The line containing "const data = categories.map((name, i)" marks the end: extract everything from the first line of the data through that line, exactly, with no pictures.

+++

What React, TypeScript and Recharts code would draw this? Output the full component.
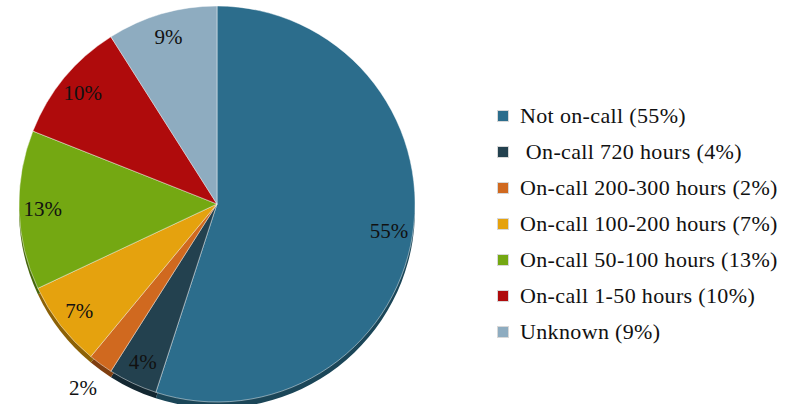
import React from 'react';
import { PieChart, Pie, Cell, Legend } from 'recharts';

const categories = [
  'Not on-call',
  ' On-call 720 hours',
  'On-call 200-300 hours',
  'On-call 100-200 hours',
  'On-call 50-100 hours',
  'On-call 1-50 hours',
  'Unknown',
];
const shares = [55, 4, 2, 7, 13, 10, 9];

const colors = ['#2C6D8C', '#23414F', '#D0691F', '#E5A20E', '#74A812', '#AF0B0C', '#8EACC0'];
const rimColors = ['#1B4658', '#132731', '#7F3E10', '#8C6106', '#45660A', '#6A0606', '#5A7282'];

const data = categories.map((name, i) => ({ name, value: shares[i] }));

const FONT = "'Times New Roman', 'Liberation Serif', 'DejaVu Serif', 'Noto Serif', serif";
const RAD = Math.PI / 180;

const renderLabel = (props: any) => {
  const { cx, cy, midAngle, outerRadius, value } = props;
  // the tiny slice gets its label outside the pie
  const r = value < 3 ? outerRadius + 30 : outerRadius * 0.88;
  const x = cx + r * Math.cos(-midAngle * RAD);
  const y = cy + r * Math.sin(-midAngle * RAD);
  return (
    <text
      x={x}
      y={y}
      fill="#111"
      textAnchor="middle"
      dominantBaseline="central"
      fontFamily={FONT}
      fontSize={21}
    >
      {`${value}%`}
    </text>
  );
};

const LegendList = () => (
  <div style={{ fontFamily: FONT, fontSize: 22, letterSpacing: 0.35, color: '#111' }}>
    {data.map((d, i) => (
      <div key={i} style={{ height: 36, display: 'flex', alignItems: 'center' }}>
        <span
          style={{
            width: 10,
            height: 10,
            background: colors[i],
            border: '1px solid #d8d8d8',
            marginRight: 11,
            flexShrink: 0,
          }}
        />
        <span style={{ whiteSpace: 'pre' }}>{`${d.name} (${d.value}%)`}</span>
      </div>
    ))}
  </div>
);

export default function App() {
  return (
    <div style={{ position: 'absolute', left: 0, top: 0, background: '#fff' }}>
      <PieChart width={792} height={404}>
        <Pie
          data={data}
          dataKey="value"
          cx={212}
          cy={205}
          outerRadius={198}
          startAngle={90}
          endAngle={-270}
          stroke="none"
          isAnimationActive={false}
          legendType="none"
        >
          {data.map((d, i) => (
            <Cell key={i} fill={rimColors[i]} />
          ))}
        </Pie>
        <Pie
          data={data}
          dataKey="value"
          cx={212}
          cy={199}
          outerRadius={198}
          startAngle={90}
          endAngle={-270}
          stroke="rgba(255,255,255,0.45)"
          strokeWidth={1}
          label={renderLabel}
          labelLine={false}
          isAnimationActive={false}
        >
          {data.map((d, i) => (
            <Cell key={i} fill={colors[i]} />
          ))}
        </Pie>
        <Legend
          layout="vertical"
          content={<LegendList />}
          wrapperStyle={{ left: 497, top: 98, width: 295 }}
        />
      </PieChart>
    </div>
  );
}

+++

» **Exercise answer**:
What React, TypeScript and Recharts code would draw this? Output the full component.
import React from 'react';
import { PieChart, Pie, Cell, Legend } from 'recharts';

const categories = [
  'Not on-call',
  ' On-call 720 hours',
  'On-call 200-300 hours',
  'On-call 100-200 hours',
  'On-call 50-100 hours',
  'On-call 1-50 hours',
  'Unknown',
];
const shares = [55, 4, 2, 7, 13, 10, 9];

const colors = ['#2C6D8C', '#23414F', '#D0691F', '#E5A20E', '#74A812', '#AF0B0C', '#8EACC0'];
const rimColors = ['#1B4658', '#132731', '#7F3E10', '#8C6106', '#45660A', '#6A0606', '#5A7282'];

const data = categories.map((name, i) => ({ name, value: shares[i] }));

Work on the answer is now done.